The "novel structure" helps to attract the new middle-class audience in picture houses that was beginning to replace the working-class in nickelodeons as the main target film audience, and, therefore, may be seen as the reason why narrative cinema replaced the "cinema of attractions". According to Gunning (1990: 57), exhibitionist cinema either moved underground - e.g. "Un Chien andalou" (France, 1928, Luis Bunuel), which depicted the dreams of the director and Salvador Dali in a series of irrational images and short narratives - or became incorporated into narrative cinema, like the boxing match in "Broken Blossoms" (US, 1919, D.W. Griffith) provides a break in a melodramatic storyline, while the whole genre of "comedian comedies" (Charlie Chaplin, Buster Keaton, Harold Lloyd, Harry Langdon etc.) features spectacle around a continuing narrative.

It can be argued that the advent of sound brought new ideas to push cinema in a new direction, while silent cinema was effectively ended as an industry within a few years. However, the basis for further growth in this period of cinema was possible due to the developments during the earlier period. There are cases when early film and early cinema can be seen as art in its own right (as trick films and exhibitionist films were mainly concentrated before 1906, for example), but it was instrumental in the search for narrative form.

The notion that early film and early cinema were a primitive search for narrative form seems inappropriate - it suggests that such exploration was confined to the late-19th and early-20th centuries. However, the central questions for any filmmaker - what can the technology do, and what can they do with it - is still relevant today.

Un Chien Andalou (1928)

Bibliography

Salt, B. (1990) "Film 1900-1906" in Elsaesser, T. (ed.) Early Cinema: Space, Frame, Narrative. London: British Film Institute. pp. 31-44.

Gunning, T. (1990) "The Cinema of Attractions: Early Film, Its Spectator and the Avant-Garde" in Elsaesser, T. (ed.) Early Cinema: Space, Frame, Narrative. London: British Film Institute. pp. 56-62.

Cook, D.A. (1996) A History of Narrative Film (3rd ed.) London: W.W. Norton & Company Ltd.

09 April 2019

THE ANTS GO MARCHING ONE BY ONE [162]



In “Un Chien Andalou,” the 1929 surrealist short film by Luis Bunuel and Salvador Dali, there is a shot of ants crawling out of a hole in the palm of someone’s hand. Having watched, as a child, ants working on small dead animals, Dali used ants in his work to symbolise decay, the ephemeral, and decadence.
In “Phase IV,” a 1974 feature film by Saul Bass, a cosmic event causes a colony of ants to undergo rapid evolution, creating hive minds, and colonising the world. Dali did not write the script, but he might as well have.
This film is often considered to be bad, or difficult to understand, and was one of the first films to be “riffed” on the series “Mystery Science Theater 3000,” when it was still on local television in Minneapolis. It was a good indication of what the show would become once it was seen on national TV, when it was given the resources needed to find the very worst films, but when you are working with what exists in the library of a local TV station, you are given the unintended impression that a difficult film is as easy to mock as an outright bad one. For “MST3K” fans, “Phase IV” is not as obvious film to riff as “Manos: The Hands of Fate” and “Pumaman.”

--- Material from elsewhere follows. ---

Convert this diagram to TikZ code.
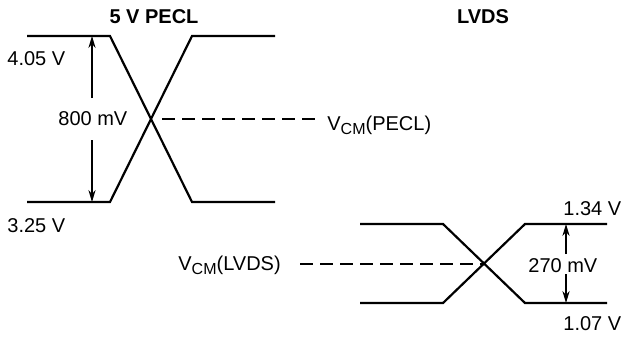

Saul Bass only directed one feature film in his career, mainly because “Phase IV” disappointed at the box office, but he is best known for designing title sequences and posters for many films, most notably for Alfred Hitchcock’s “Vertigo,” “North by Northwest” and “Psycho,” while also storyboarding the shower scene for “Psycho.” By the time “Phase IV” came around, he had also begun designing logos for company logos for Minolta, Warner Bros, Kleenex, United Airlines, AT&T, Exxon and so on.

By “Phase IV,” Hollywood had already produced science fiction films that  were paranoid about the fate of humanity, including “Planet of the Apes,” “Soylent Green,” and “The Omega Man,” but this film deploys imagery similar to, and not seen since, “2001: A Space Odyssey,” from the monolith-like ant hills, to Ken Middleham’s micro-photography of ant farms, working the movements of the now sentient ants into a narrative, all mixed to ether with more psychedelic imagery, overlaying various shots.

The story and plot are told more through imagery and sound, rather than using straight action, requiring you to think more about what you are being made to see – for those that find ants creepy, seeing one fill an entire screen may be more than enough. The story is broken up into the “phases” under which the ants transform, only giving us the title “Phase IV” at the end. There are only three main human protagonists in the film – a scientist that wants to communicate with the ants, then reason with them; another scientist that goes to war with them, and a young woman who believes they enraged them. Only at the end do they realise that supremacy wasn’t the aim, but the integration of humanity with the ants’ world: “I’d still like to believe that, given time, we could have come to an understanding.”

Despite the trippy imagery, the film was not successful upon its release, mainly because it was not straightforward enough – being made to watch a literal ant funeral on screen, with the electronic musical score guiding you emotionally through it, will either be profound or preposterous. However, the film has gained a cult following, and Saul Bass continued in design, before returning to film titles in the late 1980s, notably for Martin Scorcese’s films “Casino,” “Cape Fear” and “GoodFellas.”